Requirement:
Extract the run of lines that starts at the top of the records below and ends at the line with "82, 84, 86, 88, 90, 92, 94, 96, 98, 100];", keeping both ends and excluding pictures.

Provided entries:
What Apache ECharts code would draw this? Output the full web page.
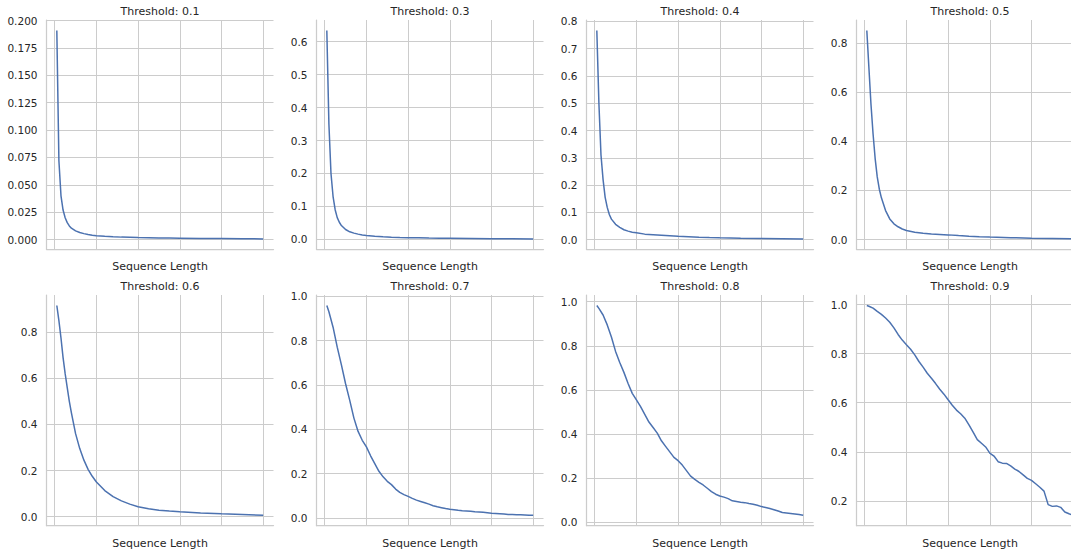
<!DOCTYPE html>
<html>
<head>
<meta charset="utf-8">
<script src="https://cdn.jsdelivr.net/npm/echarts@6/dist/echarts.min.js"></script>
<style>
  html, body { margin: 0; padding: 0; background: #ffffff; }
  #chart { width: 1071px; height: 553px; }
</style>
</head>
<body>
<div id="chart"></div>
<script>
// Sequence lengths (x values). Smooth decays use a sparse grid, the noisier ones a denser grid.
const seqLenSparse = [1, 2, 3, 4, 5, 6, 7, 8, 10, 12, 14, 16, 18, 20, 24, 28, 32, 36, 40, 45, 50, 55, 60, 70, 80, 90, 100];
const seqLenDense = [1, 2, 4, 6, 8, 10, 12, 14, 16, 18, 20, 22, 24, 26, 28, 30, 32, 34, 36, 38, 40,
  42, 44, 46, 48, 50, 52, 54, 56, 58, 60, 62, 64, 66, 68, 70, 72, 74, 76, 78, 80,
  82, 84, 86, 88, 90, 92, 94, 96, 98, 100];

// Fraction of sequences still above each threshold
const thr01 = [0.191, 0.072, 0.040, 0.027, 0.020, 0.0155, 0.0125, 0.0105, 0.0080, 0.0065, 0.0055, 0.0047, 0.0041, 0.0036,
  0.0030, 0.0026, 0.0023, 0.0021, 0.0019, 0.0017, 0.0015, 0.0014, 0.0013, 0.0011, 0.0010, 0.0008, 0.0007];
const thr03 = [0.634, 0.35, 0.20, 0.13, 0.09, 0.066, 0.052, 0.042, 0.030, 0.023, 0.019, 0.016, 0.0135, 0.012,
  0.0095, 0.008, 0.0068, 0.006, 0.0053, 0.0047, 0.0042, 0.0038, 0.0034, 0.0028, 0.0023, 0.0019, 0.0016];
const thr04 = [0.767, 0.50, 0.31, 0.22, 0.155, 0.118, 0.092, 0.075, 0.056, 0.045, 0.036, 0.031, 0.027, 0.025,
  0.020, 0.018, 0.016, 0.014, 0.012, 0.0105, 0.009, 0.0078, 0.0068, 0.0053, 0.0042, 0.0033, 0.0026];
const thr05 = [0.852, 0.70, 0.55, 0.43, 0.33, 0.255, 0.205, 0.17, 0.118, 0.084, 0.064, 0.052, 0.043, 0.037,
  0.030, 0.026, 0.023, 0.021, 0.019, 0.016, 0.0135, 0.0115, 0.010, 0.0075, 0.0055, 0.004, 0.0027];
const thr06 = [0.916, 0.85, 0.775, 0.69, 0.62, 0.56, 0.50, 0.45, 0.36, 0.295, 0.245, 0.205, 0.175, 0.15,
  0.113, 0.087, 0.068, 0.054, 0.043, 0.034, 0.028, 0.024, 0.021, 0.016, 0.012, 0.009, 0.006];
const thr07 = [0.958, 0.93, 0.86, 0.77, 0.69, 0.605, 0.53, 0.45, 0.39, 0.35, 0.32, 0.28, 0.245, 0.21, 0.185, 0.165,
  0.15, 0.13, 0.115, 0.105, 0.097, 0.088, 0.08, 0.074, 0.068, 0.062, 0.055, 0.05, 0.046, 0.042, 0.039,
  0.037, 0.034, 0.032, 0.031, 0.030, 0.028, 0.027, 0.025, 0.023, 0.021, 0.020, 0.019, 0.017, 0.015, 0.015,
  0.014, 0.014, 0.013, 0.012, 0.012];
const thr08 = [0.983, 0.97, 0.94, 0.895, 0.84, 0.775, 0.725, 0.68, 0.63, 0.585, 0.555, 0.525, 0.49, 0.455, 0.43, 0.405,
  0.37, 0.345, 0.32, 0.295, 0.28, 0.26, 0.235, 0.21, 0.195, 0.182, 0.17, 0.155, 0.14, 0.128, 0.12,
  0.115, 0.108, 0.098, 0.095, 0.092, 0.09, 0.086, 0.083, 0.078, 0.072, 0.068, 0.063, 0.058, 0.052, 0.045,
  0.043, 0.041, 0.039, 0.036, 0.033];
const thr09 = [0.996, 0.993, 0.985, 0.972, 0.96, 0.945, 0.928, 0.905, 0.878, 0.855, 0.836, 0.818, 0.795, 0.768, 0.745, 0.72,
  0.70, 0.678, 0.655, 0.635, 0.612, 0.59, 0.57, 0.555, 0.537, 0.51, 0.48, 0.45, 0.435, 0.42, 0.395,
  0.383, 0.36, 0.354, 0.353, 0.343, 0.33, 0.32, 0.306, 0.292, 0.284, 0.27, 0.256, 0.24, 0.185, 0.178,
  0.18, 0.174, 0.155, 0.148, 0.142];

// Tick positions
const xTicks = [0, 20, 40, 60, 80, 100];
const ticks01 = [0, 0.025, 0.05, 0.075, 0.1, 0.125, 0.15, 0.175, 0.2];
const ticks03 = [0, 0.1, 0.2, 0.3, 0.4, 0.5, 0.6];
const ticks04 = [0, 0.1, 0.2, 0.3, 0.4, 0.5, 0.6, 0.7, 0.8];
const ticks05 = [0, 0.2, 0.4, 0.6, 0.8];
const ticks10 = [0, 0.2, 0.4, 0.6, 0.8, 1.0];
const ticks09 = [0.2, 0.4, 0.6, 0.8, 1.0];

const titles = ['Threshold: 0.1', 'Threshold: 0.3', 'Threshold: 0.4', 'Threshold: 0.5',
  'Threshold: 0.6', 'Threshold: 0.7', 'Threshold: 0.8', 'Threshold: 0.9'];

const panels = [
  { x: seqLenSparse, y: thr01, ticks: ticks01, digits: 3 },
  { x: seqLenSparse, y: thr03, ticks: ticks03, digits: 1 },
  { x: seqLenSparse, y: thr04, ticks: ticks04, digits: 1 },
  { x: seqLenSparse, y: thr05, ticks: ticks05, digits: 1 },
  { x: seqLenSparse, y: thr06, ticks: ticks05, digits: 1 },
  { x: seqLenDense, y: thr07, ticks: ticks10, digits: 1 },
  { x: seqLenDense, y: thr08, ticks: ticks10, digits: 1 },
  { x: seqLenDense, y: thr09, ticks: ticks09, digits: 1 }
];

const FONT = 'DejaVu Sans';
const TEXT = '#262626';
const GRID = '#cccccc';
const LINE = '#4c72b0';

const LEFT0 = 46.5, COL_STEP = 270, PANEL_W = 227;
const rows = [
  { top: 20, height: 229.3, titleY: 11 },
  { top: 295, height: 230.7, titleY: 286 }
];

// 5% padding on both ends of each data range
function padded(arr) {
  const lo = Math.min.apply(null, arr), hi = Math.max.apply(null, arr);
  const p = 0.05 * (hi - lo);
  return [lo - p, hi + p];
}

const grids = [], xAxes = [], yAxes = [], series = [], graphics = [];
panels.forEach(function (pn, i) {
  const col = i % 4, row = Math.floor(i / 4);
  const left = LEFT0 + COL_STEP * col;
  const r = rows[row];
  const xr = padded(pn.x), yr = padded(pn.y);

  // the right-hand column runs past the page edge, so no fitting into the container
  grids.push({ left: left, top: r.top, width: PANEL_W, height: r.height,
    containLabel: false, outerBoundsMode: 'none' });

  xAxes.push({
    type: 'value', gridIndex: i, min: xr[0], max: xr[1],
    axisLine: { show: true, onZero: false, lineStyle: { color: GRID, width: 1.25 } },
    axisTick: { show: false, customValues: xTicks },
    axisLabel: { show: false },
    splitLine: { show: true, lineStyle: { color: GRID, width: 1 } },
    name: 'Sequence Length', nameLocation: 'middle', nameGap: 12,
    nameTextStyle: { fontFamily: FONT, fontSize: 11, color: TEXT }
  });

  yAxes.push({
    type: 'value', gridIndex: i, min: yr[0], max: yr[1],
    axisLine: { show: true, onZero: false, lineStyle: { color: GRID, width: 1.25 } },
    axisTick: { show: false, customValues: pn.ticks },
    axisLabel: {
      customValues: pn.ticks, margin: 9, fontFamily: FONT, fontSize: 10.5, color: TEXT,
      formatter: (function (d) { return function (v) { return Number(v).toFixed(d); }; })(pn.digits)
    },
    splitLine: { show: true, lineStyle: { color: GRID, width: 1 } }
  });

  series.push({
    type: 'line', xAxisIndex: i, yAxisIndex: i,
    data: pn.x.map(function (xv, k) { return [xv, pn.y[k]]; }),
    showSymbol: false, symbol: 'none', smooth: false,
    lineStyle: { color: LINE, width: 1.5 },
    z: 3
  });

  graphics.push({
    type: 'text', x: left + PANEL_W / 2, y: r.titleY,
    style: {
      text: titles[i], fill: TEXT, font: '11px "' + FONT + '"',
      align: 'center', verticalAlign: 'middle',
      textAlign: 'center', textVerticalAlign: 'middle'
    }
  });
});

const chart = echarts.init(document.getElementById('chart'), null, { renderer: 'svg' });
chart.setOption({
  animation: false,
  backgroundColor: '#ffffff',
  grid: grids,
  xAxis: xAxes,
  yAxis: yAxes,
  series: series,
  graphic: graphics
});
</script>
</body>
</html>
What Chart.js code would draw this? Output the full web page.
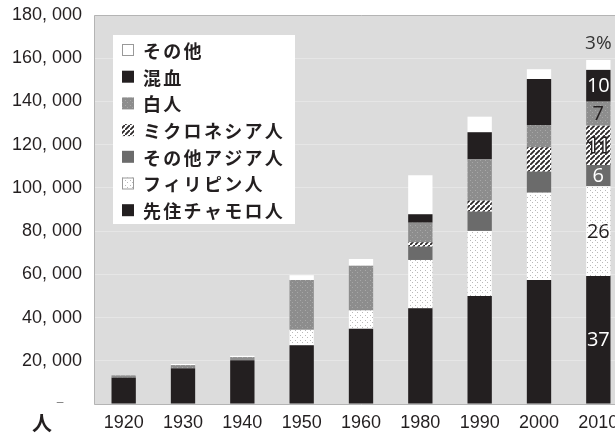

Response to the exercise:
What Apache ECharts code would draw this? Output the full web page.
<!DOCTYPE html>
<html>
<head>
<meta charset="utf-8">
<script src="https://cdn.jsdelivr.net/npm/echarts@6/dist/echarts.min.js"></script>
<style>
  html, body { margin: 0; padding: 0; background: #ffffff; }
  #chart { width: 1071px; height: 553px; }
</style>
</head>
<body>
<div id="chart"></div>
<script>
// Sequence lengths (x values). Smooth decays use a sparse grid, the noisier ones a denser grid.
const seqLenSparse = [1, 2, 3, 4, 5, 6, 7, 8, 10, 12, 14, 16, 18, 20, 24, 28, 32, 36, 40, 45, 50, 55, 60, 70, 80, 90, 100];
const seqLenDense = [1, 2, 4, 6, 8, 10, 12, 14, 16, 18, 20, 22, 24, 26, 28, 30, 32, 34, 36, 38, 40,
  42, 44, 46, 48, 50, 52, 54, 56, 58, 60, 62, 64, 66, 68, 70, 72, 74, 76, 78, 80,
  82, 84, 86, 88, 90, 92, 94, 96, 98, 100];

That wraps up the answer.